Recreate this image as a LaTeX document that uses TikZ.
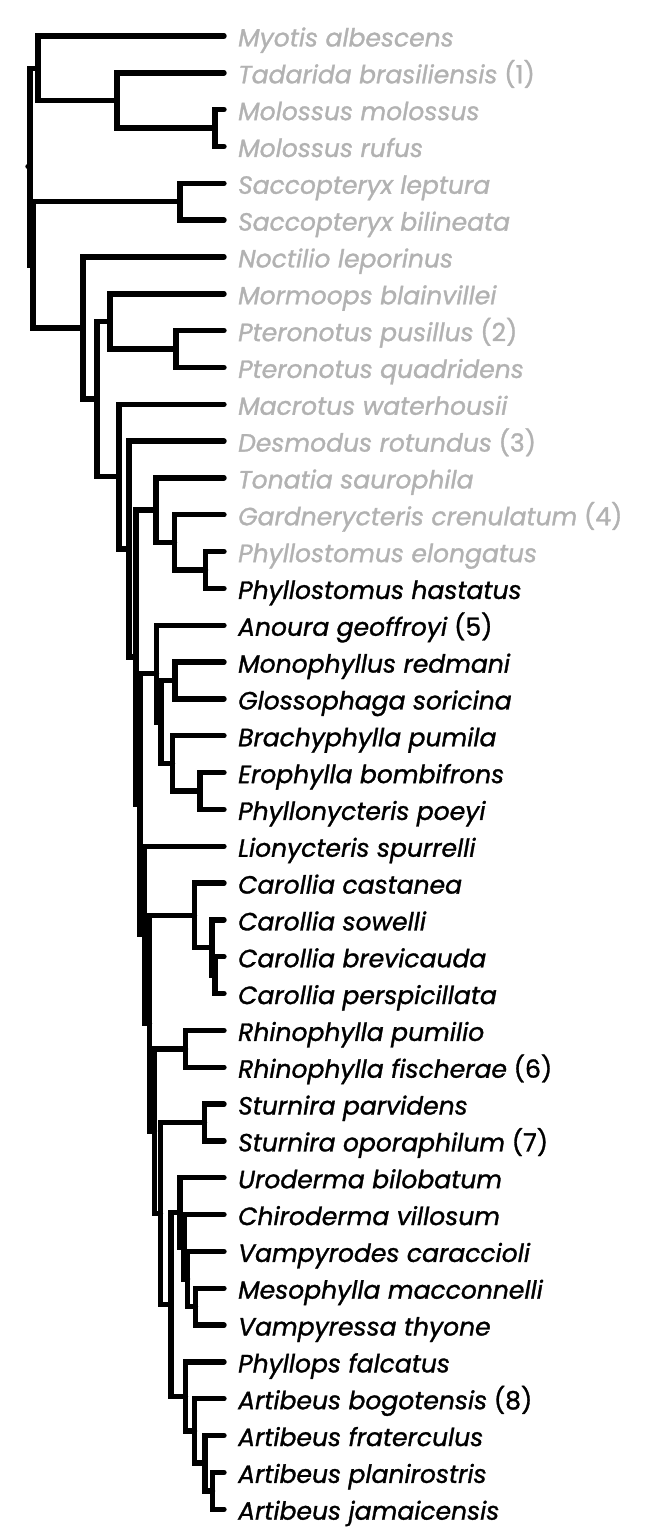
\documentclass[tikz,border=0pt]{standalone}
\usepackage{fontspec}
\setmainfont{Poppins}[FakeBold=1.2]
\usetikzlibrary{calc}
\definecolor{lgray}{RGB}{178,178,178}
\tikzset{
  br/.style={line width=5.4pt, line cap=round, line join=miter, black},
  lab/.style={anchor=base west, inner sep=0pt, font=\fontsize{25}{30}\selectfont}
}
\newcommand\inode[4]{%
  \path let \p1=($(#3)!.5!(#4)$) in coordinate (#1) at (#2pt,\y1);
  \draw[br] (#3) -| (#1) |- (#4);}
\begin{document}
\begin{tikzpicture}[x=1pt,y=-1pt]
\useasboundingbox (0,0) rectangle (646,1530);
\foreach \i/\c/\t in {
 0/lgray/{\textit{Myotis albescens}},
 1/lgray/{\textit{Tadarida brasiliensis} (1)},
 2/lgray/{\textit{Molossus molossus}},
 3/lgray/{\textit{Molossus rufus}},
 4/lgray/{\textit{Saccopteryx leptura}},
 5/lgray/{\textit{Saccopteryx bilineata}},
 6/lgray/{\textit{Noctilio leporinus}},
 7/lgray/{\textit{Mormoops blainvillei}},
 8/lgray/{\textit{Pteronotus pusillus} (2)},
 9/lgray/{\textit{Pteronotus quadridens}},
 10/lgray/{\textit{Macrotus waterhousii}},
 11/lgray/{\textit{Desmodus rotundus} (3)},
 12/lgray/{\textit{Tonatia saurophila}},
 13/lgray/{\textit{Gardnerycteris crenulatum} (4)},
 14/lgray/{\textit{Phyllostomus elongatus}},
 15/black/{\textit{Phyllostomus hastatus}},
 16/black/{\textit{Anoura geoffroyi} (5)},
 17/black/{\textit{Monophyllus redmani}},
 18/black/{\textit{Glossophaga soricina}},
 19/black/{\textit{Brachyphylla pumila}},
 20/black/{\textit{Erophylla bombifrons}},
 21/black/{\textit{Phyllonycteris poeyi}},
 22/black/{\textit{Lionycteris spurrelli}},
 23/black/{\textit{Carollia castanea}},
 24/black/{\textit{Carollia sowelli}},
 25/black/{\textit{Carollia brevicauda}},
 26/black/{\textit{Carollia perspicillata}},
 27/black/{\textit{Rhinophylla pumilio}},
 28/black/{\textit{Rhinophylla fischerae} (6)},
 29/black/{\textit{Sturnira parvidens}},
 30/black/{\textit{Sturnira oporaphilum} (7)},
 31/black/{\textit{Uroderma bilobatum}},
 32/black/{\textit{Chiroderma villosum}},
 33/black/{\textit{Vampyrodes caraccioli}},
 34/black/{\textit{Mesophylla macconnelli}},
 35/black/{\textit{Vampyressa thyone}},
 36/black/{\textit{Phyllops falcatus}},
 37/black/{\textit{Artibeus bogotensis} (8)},
 38/black/{\textit{Artibeus fraterculus}},
 39/black/{\textit{Artibeus planirostris}},
 40/black/{\textit{Artibeus jamaicensis}}}{
  \coordinate (t\i) at (224,{36+36.83*\i});
  \node[lab, text=\c] (n\i) at ([xshift=14pt,yshift=-10.5pt]t\i) {\t};
}
% outgroups
\inode{Mol}{215}{t2}{t3}
\inode{B}{117}{t1}{Mol}
\inode{A}{38}{t0}{B}
\inode{Sac}{180}{t4}{t5}
\inode{Pte}{176}{t8}{t9}
\inode{Mor}{110}{t7}{Pte}
% phyllostomines
\inode{Ph3}{205.5}{t14}{t15}
\inode{Ph2}{174.5}{t13}{Ph3}
\inode{Phy}{156}{t12}{Ph2}
% glossophagines
\inode{MG}{175}{t17}{t18}
\inode{EP}{200}{t20}{t21}
\inode{Bra}{172.5}{t19}{EP}
\inode{Glo2}{161}{MG}{Bra}
\inode{Glo}{156.5}{t16}{Glo2}
% carollia
\inode{Car3}{215}{t25}{t26}
\inode{Car2}{212}{t24}{Car3}
\inode{Car}{194.5}{t23}{Car2}
\inode{Rhi}{185.5}{t27}{t28}
\inode{Stu}{204.5}{t29}{t30}
% stenodermatines
\inode{U4}{195.5}{t34}{t35}
\inode{U3}{187.5}{t33}{U4}
\inode{U2}{184}{t32}{U3}
\inode{U1}{180}{t31}{U2}
\inode{Ar3}{212.5}{t39}{t40}
\inode{Ar2}{205}{t38}{Ar3}
\inode{Ar1}{194.5}{t37}{Ar2}
\inode{Pl}{185.5}{t36}{Ar1}
\inode{Ste}{171}{U1}{Pl}
% backbone
\inode{L4}{160.5}{Stu}{Ste}
\inode{L3}{154.5}{Rhi}{L4}
\inode{L2}{149.5}{Car}{L3}
\inode{L1}{144.5}{t22}{L2}
\inode{G0}{140}{Glo}{L1}
\inode{P1}{136}{Phy}{G0}
\inode{Des}{129}{t11}{P1}
\inode{Mac}{119}{t10}{Des}
\inode{D}{97}{Mor}{Mac}
\inode{C}{83}{t6}{D}
\inode{R2}{33}{Sac}{C}
\inode{R1}{30}{A}{R2}
\coordinate (root) at ([xshift=-2pt]R1);
\draw[br] (root) -- (R1);
\end{tikzpicture}
\end{document}
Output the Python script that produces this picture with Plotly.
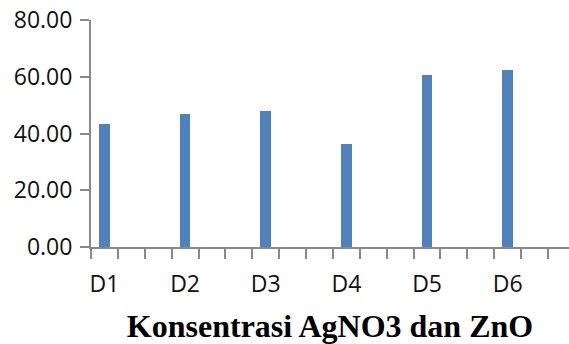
import plotly.graph_objects as go

# Sample labels and measured values
categories = ["D1", "D2", "D3", "D4", "D5", "D6"]
values = [43.35, 46.77, 47.93, 36.19, 60.50, 62.27]
y_ticks = [0, 20, 40, 60, 80]
y_tick_labels = ["0.00", "20.00", "40.00", "60.00", "80.00"]

# Each label occupies every third slot along the category axis
slot_step = 3
x_pos = [i * slot_step for i in range(len(categories))]
n_slots = len(categories) * slot_step
boundaries = [k - 0.5 for k in range(n_slots + 1)]

axis_grey = "#898989"
tick_font = dict(family="Open Sans", size=23, color="#111111")

fig = go.Figure(
    go.Bar(
        x=x_pos,
        y=values,
        width=0.4,
        marker=dict(color="#4F81BD", line=dict(width=0)),
        showlegend=False,
    )
)

fig.update_layout(
    width=569,
    height=344,
    margin=dict(l=91, r=0, t=20, b=97),
    paper_bgcolor="white",
    plot_bgcolor="white",
    bargap=0,
)

fig.update_xaxes(
    range=[-0.5, 17.28],
    tickmode="array",
    tickvals=x_pos,
    ticktext=categories,
    ticks="outside",
    ticklen=15,
    tickcolor="rgba(0,0,0,0)",
    tickfont=tick_font,
    showline=True,
    linecolor=axis_grey,
    linewidth=2,
    showgrid=False,
    zeroline=False,
    minor=dict(
        tickmode="array",
        tickvals=boundaries,
        ticks="outside",
        ticklen=10,
        tickwidth=2,
        tickcolor=axis_grey,
        showgrid=False,
    ),
    title=dict(
        text="<b>Konsentrasi AgNO3 dan ZnO</b>",
        font=dict(family="Liberation Serif", size=32, color="black"),
        standoff=17,
    ),
)

fig.update_yaxes(
    range=[0, 80],
    tickmode="array",
    tickvals=y_ticks,
    ticktext=y_tick_labels,
    ticks="outside",
    ticklen=9,
    tickwidth=2,
    tickcolor=axis_grey,
    tickfont=tick_font,
    ticklabelstandoff=3,
    showline=True,
    linecolor=axis_grey,
    linewidth=2,
    showgrid=False,
    zeroline=False,
)

fig.write_html("out.html")
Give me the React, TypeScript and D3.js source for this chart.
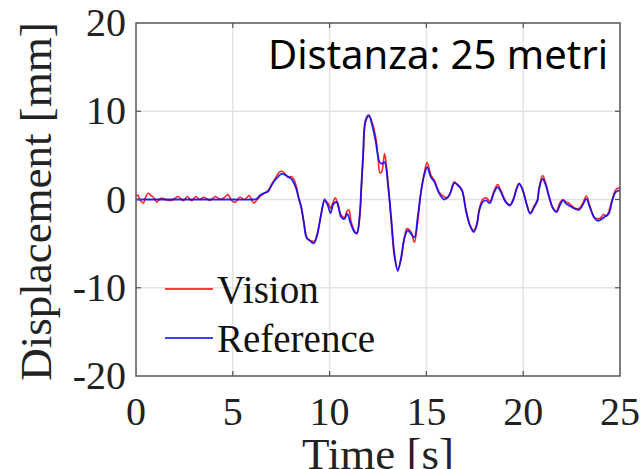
########
Without the pictures, repeat the listing above exactly.

#### Final result
Recreate this image as a LaTeX document that uses TikZ.
\documentclass[tikz,border=0pt]{standalone}
\usepackage{fontspec}
\setmainfont{Poppins}[FakeBold=1.2]
\usetikzlibrary{calc}
\definecolor{lgray}{RGB}{178,178,178}
\tikzset{
  br/.style={line width=5.4pt, line cap=round, line join=miter, black},
  lab/.style={anchor=base west, inner sep=0pt, font=\fontsize{25}{30}\selectfont}
}
\newcommand\inode[4]{%
  \path let \p1=($(#3)!.5!(#4)$) in coordinate (#1) at (#2pt,\y1);
  \draw[br] (#3) -| (#1) |- (#4);}
\begin{document}
\begin{tikzpicture}[x=1pt,y=-1pt]
\useasboundingbox (0,0) rectangle (646,1530);
\foreach \i/\c/\t in {
 0/lgray/{\textit{Myotis albescens}},
 1/lgray/{\textit{Tadarida brasiliensis} (1)},
 2/lgray/{\textit{Molossus molossus}},
 3/lgray/{\textit{Molossus rufus}},
 4/lgray/{\textit{Saccopteryx leptura}},
 5/lgray/{\textit{Saccopteryx bilineata}},
 6/lgray/{\textit{Noctilio leporinus}},
 7/lgray/{\textit{Mormoops blainvillei}},
 8/lgray/{\textit{Pteronotus pusillus} (2)},
 9/lgray/{\textit{Pteronotus quadridens}},
 10/lgray/{\textit{Macrotus waterhousii}},
 11/lgray/{\textit{Desmodus rotundus} (3)},
 12/lgray/{\textit{Tonatia saurophila}},
 13/lgray/{\textit{Gardnerycteris crenulatum} (4)},
 14/lgray/{\textit{Phyllostomus elongatus}},
 15/black/{\textit{Phyllostomus hastatus}},
 16/black/{\textit{Anoura geoffroyi} (5)},
 17/black/{\textit{Monophyllus redmani}},
 18/black/{\textit{Glossophaga soricina}},
 19/black/{\textit{Brachyphylla pumila}},
 20/black/{\textit{Erophylla bombifrons}},
 21/black/{\textit{Phyllonycteris poeyi}},
 22/black/{\textit{Lionycteris spurrelli}},
 23/black/{\textit{Carollia castanea}},
 24/black/{\textit{Carollia sowelli}},
 25/black/{\textit{Carollia brevicauda}},
 26/black/{\textit{Carollia perspicillata}},
 27/black/{\textit{Rhinophylla pumilio}},
 28/black/{\textit{Rhinophylla fischerae} (6)},
 29/black/{\textit{Sturnira parvidens}},
 30/black/{\textit{Sturnira oporaphilum} (7)},
 31/black/{\textit{Uroderma bilobatum}},
 32/black/{\textit{Chiroderma villosum}},
 33/black/{\textit{Vampyrodes caraccioli}},
 34/black/{\textit{Mesophylla macconnelli}},
 35/black/{\textit{Vampyressa thyone}},
 36/black/{\textit{Phyllops falcatus}},
 37/black/{\textit{Artibeus bogotensis} (8)},
 38/black/{\textit{Artibeus fraterculus}},
 39/black/{\textit{Artibeus planirostris}},
 40/black/{\textit{Artibeus jamaicensis}}}{
  \coordinate (t\i) at (224,{36+36.83*\i});
  \node[lab, text=\c] (n\i) at ([xshift=14pt,yshift=-10.5pt]t\i) {\t};
}
% outgroups
\inode{Mol}{215}{t2}{t3}
\inode{B}{117}{t1}{Mol}
\inode{A}{38}{t0}{B}
\inode{Sac}{180}{t4}{t5}
\inode{Pte}{176}{t8}{t9}
\inode{Mor}{110}{t7}{Pte}
% phyllostomines
\inode{Ph3}{205.5}{t14}{t15}
\inode{Ph2}{174.5}{t13}{Ph3}
\inode{Phy}{156}{t12}{Ph2}
% glossophagines
\inode{MG}{175}{t17}{t18}
\inode{EP}{200}{t20}{t21}
\inode{Bra}{172.5}{t19}{EP}
\inode{Glo2}{161}{MG}{Bra}
\inode{Glo}{156.5}{t16}{Glo2}
% carollia
\inode{Car3}{215}{t25}{t26}
\inode{Car2}{212}{t24}{Car3}
\inode{Car}{194.5}{t23}{Car2}
\inode{Rhi}{185.5}{t27}{t28}
\inode{Stu}{204.5}{t29}{t30}
% stenodermatines
\inode{U4}{195.5}{t34}{t35}
\inode{U3}{187.5}{t33}{U4}
\inode{U2}{184}{t32}{U3}
\inode{U1}{180}{t31}{U2}
\inode{Ar3}{212.5}{t39}{t40}
\inode{Ar2}{205}{t38}{Ar3}
\inode{Ar1}{194.5}{t37}{Ar2}
\inode{Pl}{185.5}{t36}{Ar1}
\inode{Ste}{171}{U1}{Pl}
% backbone
\inode{L4}{160.5}{Stu}{Ste}
\inode{L3}{154.5}{Rhi}{L4}
\inode{L2}{149.5}{Car}{L3}
\inode{L1}{144.5}{t22}{L2}
\inode{G0}{140}{Glo}{L1}
\inode{P1}{136}{Phy}{G0}
\inode{Des}{129}{t11}{P1}
\inode{Mac}{119}{t10}{Des}
\inode{D}{97}{Mor}{Mac}
\inode{C}{83}{t6}{D}
\inode{R2}{33}{Sac}{C}
\inode{R1}{30}{A}{R2}
\coordinate (root) at ([xshift=-2pt]R1);
\draw[br] (root) -- (R1);
\end{tikzpicture}
\end{document}
Output the Python script that produces this picture with Plotly.
import plotly.graph_objects as go

# Sample labels and measured values
categories = ["D1", "D2", "D3", "D4", "D5", "D6"]
values = [43.35, 46.77, 47.93, 36.19, 60.50, 62.27]
y_ticks = [0, 20, 40, 60, 80]
y_tick_labels = ["0.00", "20.00", "40.00", "60.00", "80.00"]

# Each label occupies every third slot along the category axis
slot_step = 3
x_pos = [i * slot_step for i in range(len(categories))]
n_slots = len(categories) * slot_step
boundaries = [k - 0.5 for k in range(n_slots + 1)]

axis_grey = "#898989"
tick_font = dict(family="Open Sans", size=23, color="#111111")

fig = go.Figure(
    go.Bar(
        x=x_pos,
        y=values,
        width=0.4,
        marker=dict(color="#4F81BD", line=dict(width=0)),
        showlegend=False,
    )
)

fig.update_layout(
    width=569,
    height=344,
    margin=dict(l=91, r=0, t=20, b=97),
    paper_bgcolor="white",
    plot_bgcolor="white",
    bargap=0,
)

fig.update_xaxes(
    range=[-0.5, 17.28],
    tickmode="array",
    tickvals=x_pos,
    ticktext=categories,
    ticks="outside",
    ticklen=15,
    tickcolor="rgba(0,0,0,0)",
    tickfont=tick_font,
    showline=True,
    linecolor=axis_grey,
    linewidth=2,
    showgrid=False,
    zeroline=False,
    minor=dict(
        tickmode="array",
        tickvals=boundaries,
        ticks="outside",
        ticklen=10,
        tickwidth=2,
        tickcolor=axis_grey,
        showgrid=False,
    ),
    title=dict(
        text="<b>Konsentrasi AgNO3 dan ZnO</b>",
        font=dict(family="Liberation Serif", size=32, color="black"),
        standoff=17,
    ),
)

fig.update_yaxes(
    range=[0, 80],
    tickmode="array",
    tickvals=y_ticks,
    ticktext=y_tick_labels,
    ticks="outside",
    ticklen=9,
    tickwidth=2,
    tickcolor=axis_grey,
    tickfont=tick_font,
    ticklabelstandoff=3,
    showline=True,
    linecolor=axis_grey,
    linewidth=2,
    showgrid=False,
    zeroline=False,
)

fig.write_html("out.html")
Give me the React, TypeScript and D3.js source for this chart.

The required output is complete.